This column continues a series in which Amy Koch describes the Charles Ford Retirement Communities by introducing members of the facility’s leadership team.
Current census at the Charles Ford Retirement Communities is running along smoothly between 90 and 100 percent occupancy, according to Amy Koch, the Community’s Executive Director, while managing a list of individuals who are waiting for an opening so that they can move in. This fact makes Krista Whipple, the Ford Home leadership team member whose primary responsibility is to promote the Home’s services and encourage senior residency, a timely feature.
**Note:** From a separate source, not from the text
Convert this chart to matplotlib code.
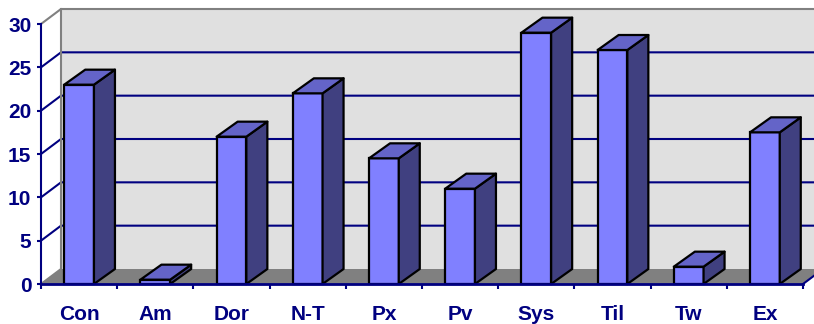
import numpy as np
import matplotlib.pyplot as plt
from matplotlib.patches import Polygon, Rectangle

# counts per category
categories = ["Con", "Am", "Dor", "N-T", "Px", "Pv", "Sys", "Til", "Tw", "Ex"]
counts = [23, 0.5, 17, 22, 14.5, 11, 29, 27, 2, 17.5]
yticks = [0, 5, 10, 15, 20, 25, 30]

NAVY = "#000080"
FRONT = "#8080FF"
TOP = "#6464C8"
SIDE = "#404080"
WALL = "#E0E0E0"
FLOOR = "#808080"

plt.rcParams["font.family"] = ["Liberation Sans", "DejaVu Sans"]
plt.rcParams["font.weight"] = "bold"

fig = plt.figure(figsize=(8.14, 3.24), dpi=100)
ax = fig.add_axes([41 / 814, 40 / 324, 762 / 814, 260 / 324])
ax.set_xlim(-0.5, len(categories) - 0.5)
ax.set_ylim(0, 30)
ax.patch.set_visible(False)
for s in ["top", "right"]:
    ax.spines[s].set_visible(False)

# depth offset of the 3-d box, given in pixels, turned into data units
p0 = ax.transData.transform((0, 0))
p1 = ax.transData.transform((1, 1))
px_x, px_y = p1[0] - p0[0], p1[1] - p0[1]
wdx, wdy = 20 / px_x, 15 / px_y
bdx, bdy = 21 / px_x, 15 / px_y

x0, x1 = -0.5, len(categories) - 0.5
ymax = yticks[-1]

# back wall and floor
ax.add_patch(Polygon([(x0 + wdx, wdy), (x1 + wdx, wdy), (x1 + wdx, ymax + wdy),
                      (x0 + wdx, ymax + wdy)], closed=True, fc=WALL, ec="none",
                     clip_on=False, zorder=0))
ax.add_patch(Polygon([(x0, 0), (x1, 0), (x1 + wdx, wdy), (x0 + wdx, wdy)],
                     closed=True, fc=FLOOR, ec="none", clip_on=False, zorder=1))

# gridlines running back from the axis and across the wall
for v in yticks[1:]:
    c = FLOOR if v == ymax else NAVY
    ax.plot([x0, x0 + wdx, x1 + wdx], [v, v + wdy, v + wdy], color=c, lw=1.5,
            clip_on=False, zorder=1, solid_capstyle="butt")
ax.plot([x0, x0 + wdx, x0 + wdx], [0, wdy, ymax + wdy], color=FLOOR, lw=1.5,
        clip_on=False, zorder=1)
ax.plot([x1, x1 + wdx], [0, wdy], color=NAVY, lw=1.5, clip_on=False, zorder=1)

# bars: front face, top and right side
w = 0.39
for i, v in enumerate(counts):
    l, r = i - w / 2, i + w / 2
    ax.add_patch(Rectangle((l, 0), w, v, fc=FRONT, ec="black", lw=1.6,
                           clip_on=False, zorder=3))
    ax.add_patch(Polygon([(r, 0), (r + bdx, bdy), (r + bdx, v + bdy), (r, v)],
                         closed=True, fc=SIDE, ec="black", lw=1.6,
                         clip_on=False, zorder=3, joinstyle="round"))
    ax.add_patch(Polygon([(l, v), (r, v), (r + bdx, v + bdy), (l + bdx, v + bdy)],
                         closed=True, fc=TOP, ec="black", lw=1.6,
                         clip_on=False, zorder=3, joinstyle="round"))

ax.spines["left"].set_color(NAVY)
ax.spines["bottom"].set_color(NAVY)
ax.spines["left"].set_linewidth(1.5)
ax.spines["bottom"].set_linewidth(2)
ax.spines["left"].set_zorder(4)
ax.spines["bottom"].set_zorder(4)

ax.set_yticks(yticks)
ax.set_yticklabels([str(t) for t in yticks])
ax.set_xticks(range(len(categories)))
ax.set_xticklabels(categories)
ax.set_xticks(np.arange(-0.5, len(categories)), minor=True)
ax.tick_params(axis="x", which="major", length=0, pad=15, labelsize=15,
               labelcolor=NAVY)
ax.tick_params(axis="x", which="minor", length=3.5, width=1.5, color=NAVY,
               direction="out")
ax.tick_params(axis="y", length=3, width=1.5, color=NAVY, pad=4, labelsize=15,
               labelcolor=NAVY)

fig.savefig("out.png", dpi=100)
While reviewing these positive statistics, Koch explained, “Krista Whipple doesn’t know a stranger,” Speaking in a staff meeting with her leadership team, she said, “Krista has a way of making every individual she meets feel as if they’re the most important person in the world.” Others on the team chimed in their praise of Krista. Remembering that she was hired on her birthday four and a half years ago, they talked as if she was the birthday gift to them, rather than the job being a coincidental gift to Krista.
Yet, it was a bumpy uncharted course that led Krista to the position she holds today. A long time Posey County native, she graduated from Mt. Vernon Senior High School and began training to be a hairstylist at Rogers Hair Design in Evansville. That career path was short lived, however. When asked why, Krista cringed and quickly admitted, “I was just grossed out at touching people’s hair!”
Like so many others in our region, Krista ultimately found her way to the University of Southern Indiana and coursework that would eventually lead to a social services career. Several years of employment in various jobs and time as both an employee and volunteer for Echo Community Health Center in Evansville, helped Krista realize she had a passion for helping the disenfranchised, particularly single women with children, the homeless, those incarcerated, and individuals in their senior years. Positions in home health services and social work matched these interests and ultimately landed her in a nursing home as the social services director.
Today, there are few people in Posey County who are strangers to Krista. Her family background (Her father, John Emhuff, was Assistant Superintendent of the Metropolitan School District of Mt. Vernon, and her mother, Beverly, was the Posey County Health Nurse for many years.) and outgoing personality have made it easy for her to cultivate relationships. Above all others, however, there is one person whose name, when mentioned, makes her eyes shine. That person is her adult son, Dylan, whom she describes him as her “Number One Person.” When Krista’s not at work, she relaxes by kicking off her shoes and plugging into her favorite music. She loves live theater and concerts.
Wrapping up her comments, Koch explains, “As Admissions Coordinator at the Ford Home, Krista meets with and encourages seniors and their caregivers during a transitional time in their lives when they are considering a move to assisted living. Krista promotes the services available at the Charles Ford Retirement Communities to these individuals and to medical service providers in our area. To all of these individuals and the communities they serve, Krista Whipple is the “Face of the Ford Home.”